Note: to get d/dx (sec x) I did not look up a value, I did this:
d/dx (sec x) = d/dx (cos x)⁻¹
= (−1) (cos x)⁻² d/dx (cos x)
= (−1) (cos x)⁻² (- sin x)
= sin x / cos² x
= (sec² x)( sin x)
• So, similarily, the derivative of tanx is equal to 1+(tanx)^2

that's a neat result
• indeed it is. if you take the expression

sin(x)^2 + cos(x)^2 = 1

and divide everything by

cos(x)^2

you get

(sin(x)^2)/cos(x)^2 + 1 = (1/cos(x)^2)

which using the other trigonometric identities can be simplified to

tan(x)^2 + 1 = sec(x)^2
• So this may be a rather stupid Question, but why is the derivative of tan(x) = to sinx/cosx? it may have been asked below but im still confused. Doesn't the tan(x) = sec2(x)
(1 vote)
• We have quite a few "identities" for trig functions, and one of the most important ones is:

tanx = sinx/cosx

So this is not the derivative of tanx. Instead, it's just a different way of writing tanx. If you don't recognize this identity, it might be a good idea to spend some time viewing the videos dealing with trig identities.

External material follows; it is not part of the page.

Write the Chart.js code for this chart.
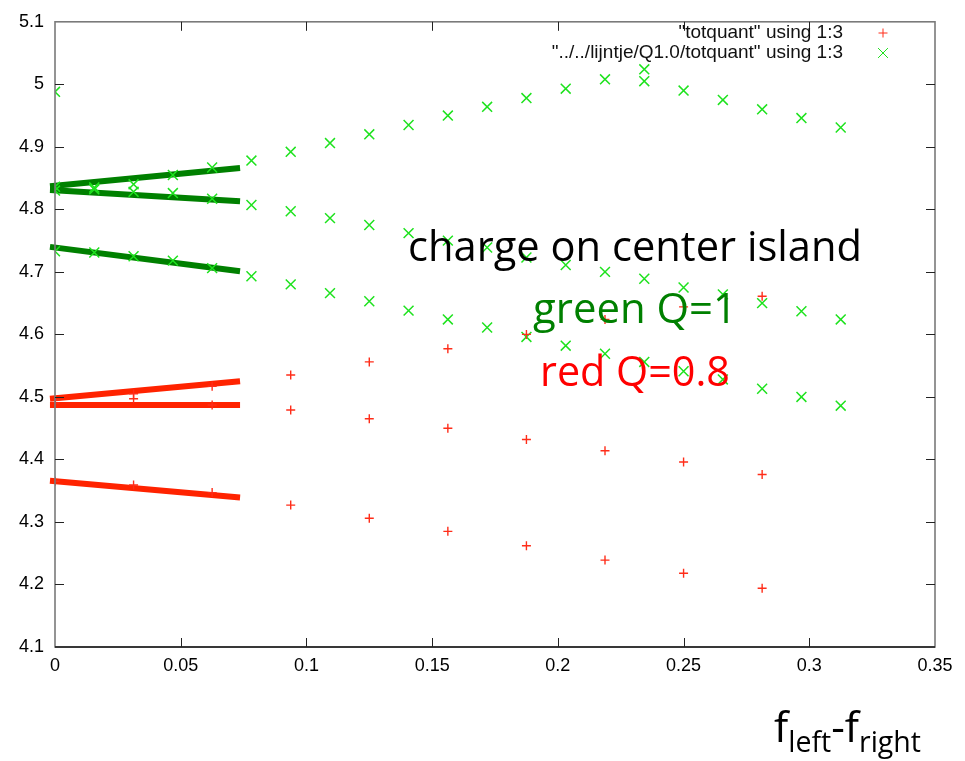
<!DOCTYPE html>
<html>
<head>
<meta charset="utf-8">
<style>
  html, body { margin: 0; padding: 0; background: #fff; }
  #wrap { width: 965px; height: 761px; }
</style>
<script src="https://cdn.jsdelivr.net/npm/chart.js@4.4.1/dist/chart.umd.min.js"></script>
</head>
<body>
<div id="wrap"><canvas id="plot" width="965" height="761"></canvas></div>
<script>
// tick values and labels
const xTickValues = [0, 0.05, 0.1, 0.15, 0.2, 0.25, 0.3, 0.35];
const xTickLabels = ['0', '0.05', '0.1', '0.15', '0.2', '0.25', '0.3', '0.35'];
const yTickValues = [4.1, 4.2, 4.3, 4.4, 4.5, 4.6, 4.7, 4.8, 4.9, 5.0, 5.1];
const yTickLabels = ['4.1', '4.2', '4.3', '4.4', '4.5', '4.6', '4.7', '4.8', '4.9', '5', '5.1'];

// Q1.0 data (green x), sampled every 1/64
const greenX = [0, 0.015625, 0.03125, 0.046875, 0.0625, 0.078125, 0.09375, 0.109375, 0.125, 0.140625,
  0.15625, 0.171875, 0.1875, 0.203125, 0.21875, 0.234375, 0.25, 0.265625, 0.28125, 0.296875, 0.3125];
const greenUpper = [4.836, 4.835, 4.840, 4.855, 4.867, 4.878, 4.892, 4.906, 4.920, 4.935,
  4.950, 4.964, 4.978, 4.993, 5.008, 5.024, 4.990, 4.975, 4.960, 4.946, 4.931];
const greenMiddle = [4.830, 4.832, 4.828, 4.826, 4.817, 4.807, 4.797, 4.786, 4.775, 4.762,
  4.750, 4.739, 4.723, 4.711, 4.700, 4.689, 4.675, 4.664, 4.650, 4.637, 4.624];
const greenLower = [4.733, 4.731, 4.725, 4.718, 4.706, 4.693, 4.680, 4.666, 4.653, 4.638,
  4.624, 4.611, 4.596, 4.582, 4.569, 4.556, 4.541, 4.528, 4.513, 4.500, 4.486];
const greenExtraX = [0, 0.234375];
const greenExtraY = [4.988, 5.005];

// totquant data (red +), sampled every 1/32
const redX = [0, 0.03125, 0.0625, 0.09375, 0.125, 0.15625, 0.1875, 0.21875, 0.25, 0.28125];
const redUpper = [4.495, 4.505, 4.517, 4.535, 4.556, 4.577, 4.600, 4.624, 4.644, 4.661];
const redMiddle = [4.490, 4.497, 4.487, 4.479, 4.465, 4.450, 4.432, 4.414, 4.396, 4.376];
const redLower = [4.365, 4.359, 4.347, 4.327, 4.306, 4.285, 4.262, 4.239, 4.218, 4.194];

// thick hand-drawn slope lines
const fitX = [-0.002, 0.0736];
const greenFitA = [4.837, 4.866];
const greenFitB = [4.831, 4.813];
const greenFitC = [4.740, 4.701];
const redFitA = [4.497, 4.525];
const redFitB = [4.487, 4.487];
const redFitC = [4.366, 4.339];

const legendLabels = ['"totquant" using 1:3', '"../../lijntje/Q1.0/totquant" using 1:3'];

const GREEN_PT = 'rgb(30,226,30)';
const RED_PT = 'rgb(255,45,25)';
const GREEN_LINE = 'rgb(0,128,0)';
const RED_LINE = 'rgb(255,35,0)';

function pts(xs, ys) {
  return xs.map((x, i) => ({ x: x, y: ys[i] }));
}

function fitLine(ys, color) {
  return {
    type: 'line',
    data: pts(fitX, ys),
    borderColor: color,
    borderWidth: 6,
    borderCapStyle: 'butt',
    pointRadius: 0,
    showLine: true,
    fill: false,
    clip: false
  };
}

const redPoints = pts(redX, redUpper).concat(pts(redX, redMiddle), pts(redX, redLower));
const greenPoints = pts(greenX, greenUpper).concat(pts(greenX, greenMiddle), pts(greenX, greenLower), pts(greenExtraX, greenExtraY));

const frame = {
  id: 'frame',
  afterDraw(chart) {
    const ctx = chart.ctx;
    const a = chart.chartArea;
    const xs = chart.scales.x, ys = chart.scales.y;
    ctx.save();

    // border
    ctx.lineWidth = 1.6;
    ctx.strokeStyle = '#7a7a7a';
    ctx.strokeRect(a.left, a.top, a.right - a.left, a.bottom - a.top);
    ctx.strokeStyle = '#1a1a1a';
    ctx.beginPath();
    ctx.moveTo(a.left, a.bottom);
    ctx.lineTo(a.right, a.bottom);
    ctx.stroke();

    // inward ticks on all sides
    ctx.strokeStyle = '#222';
    ctx.lineWidth = 1;
    const tl = 9;
    ctx.beginPath();
    yTickValues.slice(1, -1).forEach(v => {
      const py = Math.round(ys.getPixelForValue(v)) + 0.5;
      ctx.moveTo(a.left, py); ctx.lineTo(a.left + tl, py);
      ctx.moveTo(a.right, py); ctx.lineTo(a.right - tl, py);
    });
    xTickValues.slice(1, -1).forEach(v => {
      const px = Math.round(xs.getPixelForValue(v)) + 0.5;
      ctx.moveTo(px, a.bottom); ctx.lineTo(px, a.bottom - tl);
      ctx.moveTo(px, a.top); ctx.lineTo(px, a.top + tl);
    });
    ctx.stroke();

    // legend
    ctx.font = '19px "Liberation Sans", Arial, sans-serif';
    ctx.fillStyle = '#111';
    ctx.textAlign = 'right';
    ctx.textBaseline = 'middle';
    const legendStyles = [chart.data.datasets[0], chart.data.datasets[1]];
    legendLabels.forEach((t, i) => {
      const ly = 33 + i * 20;
      ctx.fillText(t, 843, ly);
      const ds = legendStyles[i];
      ctx.strokeStyle = ds.borderColor;
      ctx.fillStyle = ds.borderColor;
      Chart.helpers.drawPoint(ctx, { pointStyle: ds.pointStyle, radius: ds.pointRadius, borderWidth: ds.borderWidth, rotation: 0 }, 883, ly);
      ctx.fillStyle = '#111';
    });

    // annotation text
    const fam = '"Open Sans", "Noto Sans", sans-serif';
    function fitted(text, width, base, cx, by, color) {
      ctx.font = base + 'px ' + fam;
      const w = ctx.measureText(text).width;
      const size = base * width / w;
      ctx.font = size + 'px ' + fam;
      ctx.fillStyle = color;
      ctx.textAlign = 'center';
      ctx.textBaseline = 'alphabetic';
      ctx.fillText(text, cx, by);
    }
    fitted('charge on center island', 454, 40, 635, 261, '#000');
    fitted('green Q=1', 204, 40, 635, 323, 'rgb(0,128,0)');
    fitted('red Q=0.8', 190, 40, 635, 386, '#ff0000');

    // x axis title f_left - f_right
    const parts = [['f', 40, 0], ['left', 27, 10], ['-', 40, 0], ['f', 40, 0], ['right', 27, 10]];
    let total = 0;
    parts.forEach(p => { ctx.font = p[1] + 'px ' + fam; total += ctx.measureText(p[0]).width; });
    const k = 147 / total;
    let cx = 774;
    ctx.fillStyle = '#000';
    ctx.textAlign = 'left';
    parts.forEach(p => {
      ctx.font = (p[1] * k) + 'px ' + fam;
      ctx.fillText(p[0], cx, 742 + p[2]);
      cx += ctx.measureText(p[0]).width;
    });

    ctx.restore();
  }
};

const tickFont = { family: '"Liberation Sans", Arial, sans-serif', size: 18 };

new Chart(document.getElementById('plot').getContext('2d'), {
  type: 'scatter',
  data: {
    datasets: [
      {
        label: legendLabels[0],
        data: redPoints,
        pointStyle: 'cross',
        pointRadius: 4.5,
        borderWidth: 1.4,
        borderColor: RED_PT,
        backgroundColor: RED_PT
      },
      {
        label: legendLabels[1],
        data: greenPoints,
        pointStyle: 'crossRot',
        pointRadius: 7,
        borderWidth: 1.5,
        borderColor: GREEN_PT,
        backgroundColor: GREEN_PT
      },
      fitLine(greenFitA, GREEN_LINE),
      fitLine(greenFitB, GREEN_LINE),
      fitLine(greenFitC, GREEN_LINE),
      fitLine(redFitA, RED_LINE),
      fitLine(redFitB, RED_LINE),
      fitLine(redFitC, RED_LINE)
    ]
  },
  options: {
    responsive: false,
    animation: false,
    events: [],
    layout: { padding: { top: 15, right: 30, left: 0, bottom: 0 } },
    plugins: { legend: { display: false }, tooltip: { enabled: false } },
    scales: {
      x: {
        type: 'linear',
        min: 0,
        max: 0.35,
        grid: { display: false, drawTicks: false },
        border: { display: false },
        afterBuildTicks: s => { s.ticks = xTickValues.map(v => ({ value: v })); },
        afterFit: s => { s.height = 114; },
        ticks: {
          font: tickFont,
          color: '#000',
          padding: 8,
          maxRotation: 0,
          autoSkip: false,
          callback: (v, i) => xTickLabels[i]
        }
      },
      y: {
        type: 'linear',
        min: 4.1,
        max: 5.1,
        grid: { display: false, drawTicks: false },
        border: { display: false },
        afterBuildTicks: s => { s.ticks = yTickValues.map(v => ({ value: v })); },
        afterFit: s => { s.width = 55; },
        ticks: {
          font: tickFont,
          color: '#000',
          padding: 11,
          autoSkip: false,
          callback: (v, i) => yTickLabels[i]
        }
      }
    }
  },
  plugins: [frame]
});
</script>
</body>
</html>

The derivative of tanx is sec²x.
• Could someone do it using the chain rule, please?
(1 vote)
• d/dx[tan(x)]
= d/dx[sin(x) / cos(x)]
= d/dx[sin(x) * 1/cos(x)]
= d/dx[sin(x) * cos(x)^-1]
= d/dx[sin(x)](cos(x))^-1 + (sin(x))(d/dx[cos(x)^-1]) # product rule
= cos(x)cos(x)^-1 + sin(x)(-cos(x)^-2)(-sin(x)) # chain rule
= cos(x)/cos(x) + sin(x)^2/cos(x)^2
= cos(x)^2/cos(x)^2 + sin(x)^2/cos(x)^2
= (cos(x)^2 + sin(x)^2) / cos(x)^2
= 1 / cos(x)^2
= sec(x)^2
• That is an awful lot of explanation for such a simple answer, but I can see how knowing exactly each step, will expand my knowledge of the concepts and principles needed to further my calculus ability.